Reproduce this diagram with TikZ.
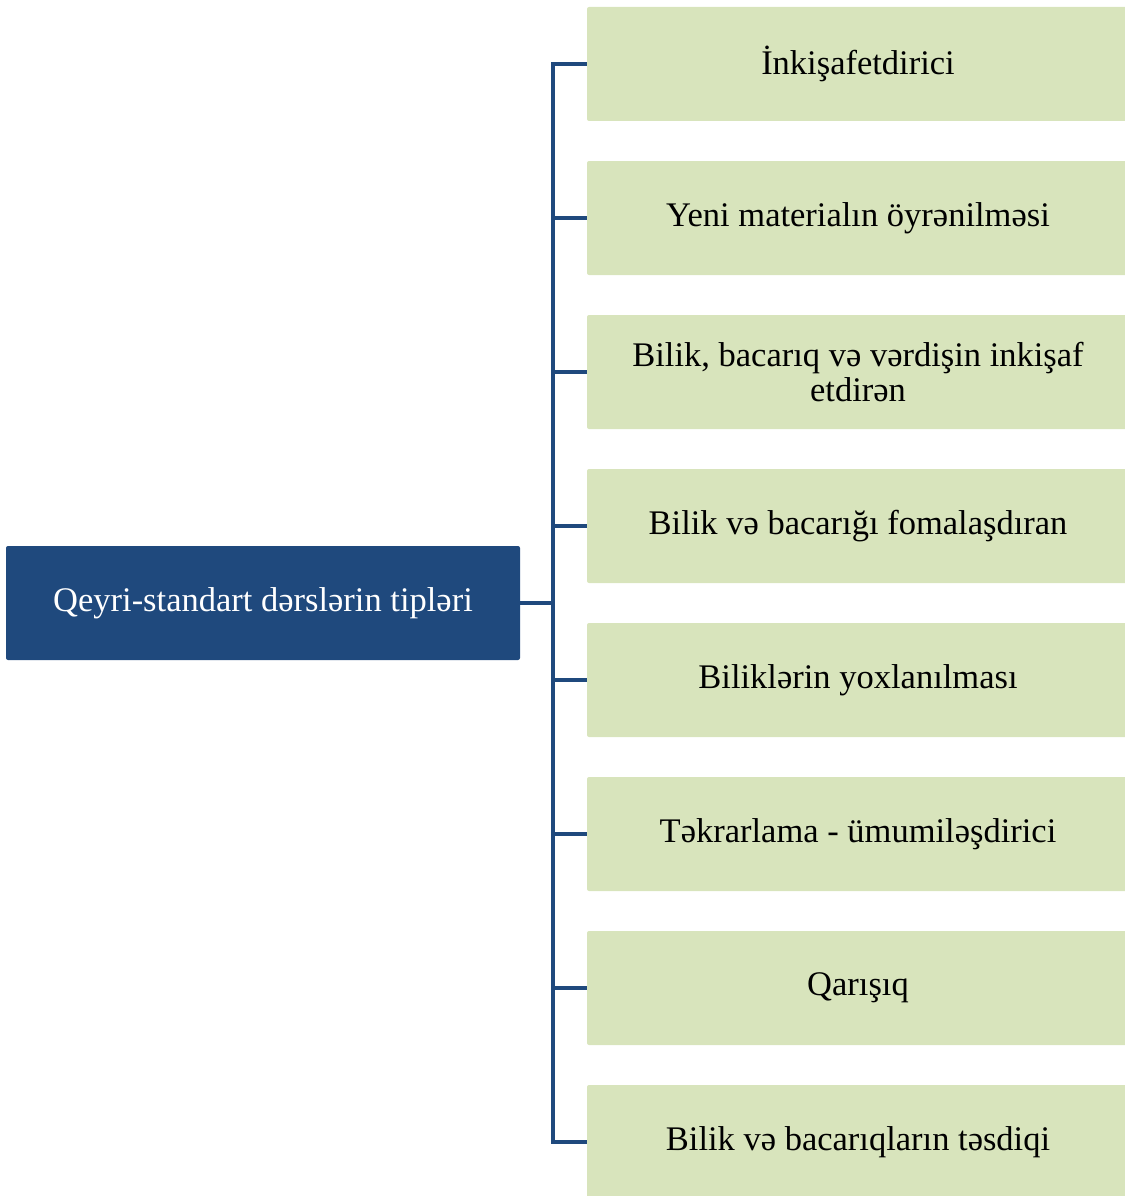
\documentclass[tikz,border=0pt]{standalone}
\usepackage{fontspec}
\setmainfont{Liberation Serif}
\definecolor{darkblue}{HTML}{1F497D}
\definecolor{palegreen}{HTML}{D8E4BC}
\tikzset{
  rootbox/.style={fill=darkblue, text=white, rounded corners=2pt, minimum width=514pt, minimum height=114pt, font=\fontsize{34.5}{35}\selectfont},
  typebox/.style={fill=palegreen, text=black, rounded corners=2pt, minimum width=542pt, minimum height=114pt, align=center, font=\fontsize{34.5}{35}\selectfont},
  branch/.style={draw=darkblue, line width=4pt}
}
\begin{document}
\begin{tikzpicture}[x=1pt,y=-1pt]
  \useasboundingbox (0,0) rectangle (1124,1196);

  \node[rootbox] (root) at (263,603) {Qeyri-standart dərslərin tipləri};

  \node[typebox] (t1) at (858,64) {İnkişafetdirici};
  \node[typebox] (t2) at (858,218) {Yeni materialın öyrənilməsi};
  \node[typebox] (t3) at (858,372) {Bilik, bacarıq və vərdişin inkişaf\\etdirən};
  \node[typebox] (t4) at (858,526) {Bilik və bacarığı fomalaşdıran};
  \node[typebox] (t5) at (858,680) {Biliklərin yoxlanılması};
  \node[typebox] (t6) at (858,834) {Təkrarlama - ümumiləşdirici};
  \node[typebox] (t7) at (858,988) {Qarışıq};
  \node[typebox] (t8) at (858,1142) {Bilik və bacarıqların təsdiqi};

  \coordinate (fork) at (553,603);
  \path [branch] (root) edge (fork);
  \foreach \i in {1,...,8}
    \draw [branch] (fork) |- (t\i);
\end{tikzpicture}
\end{document}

* [EXERCISE OBJECTIVE]:
Print out the material word for word, omitting the pictures.

* [OUTPUT BELOW]:
Reproduce this diagram with TikZ.
\documentclass[tikz,border=0pt]{standalone}
\usepackage{fontspec}
\setmainfont{Liberation Serif}
\definecolor{darkblue}{HTML}{1F497D}
\definecolor{palegreen}{HTML}{D8E4BC}
\tikzset{
  rootbox/.style={fill=darkblue, text=white, rounded corners=2pt, minimum width=514pt, minimum height=114pt, font=\fontsize{34.5}{35}\selectfont},
  typebox/.style={fill=palegreen, text=black, rounded corners=2pt, minimum width=542pt, minimum height=114pt, align=center, font=\fontsize{34.5}{35}\selectfont},
  branch/.style={draw=darkblue, line width=4pt}
}
\begin{document}
\begin{tikzpicture}[x=1pt,y=-1pt]
  \useasboundingbox (0,0) rectangle (1124,1196);

  \node[rootbox] (root) at (263,603) {Qeyri-standart dərslərin tipləri};

  \node[typebox] (t1) at (858,64) {İnkişafetdirici};
  \node[typebox] (t2) at (858,218) {Yeni materialın öyrənilməsi};
  \node[typebox] (t3) at (858,372) {Bilik, bacarıq və vərdişin inkişaf\\etdirən};
  \node[typebox] (t4) at (858,526) {Bilik və bacarığı fomalaşdıran};
  \node[typebox] (t5) at (858,680) {Biliklərin yoxlanılması};
  \node[typebox] (t6) at (858,834) {Təkrarlama - ümumiləşdirici};
  \node[typebox] (t7) at (858,988) {Qarışıq};
  \node[typebox] (t8) at (858,1142) {Bilik və bacarıqların təsdiqi};

  \coordinate (fork) at (553,603);
  \path [branch] (root) edge (fork);
  \foreach \i in {1,...,8}
    \draw [branch] (fork) |- (t\i);
\end{tikzpicture}
\end{document}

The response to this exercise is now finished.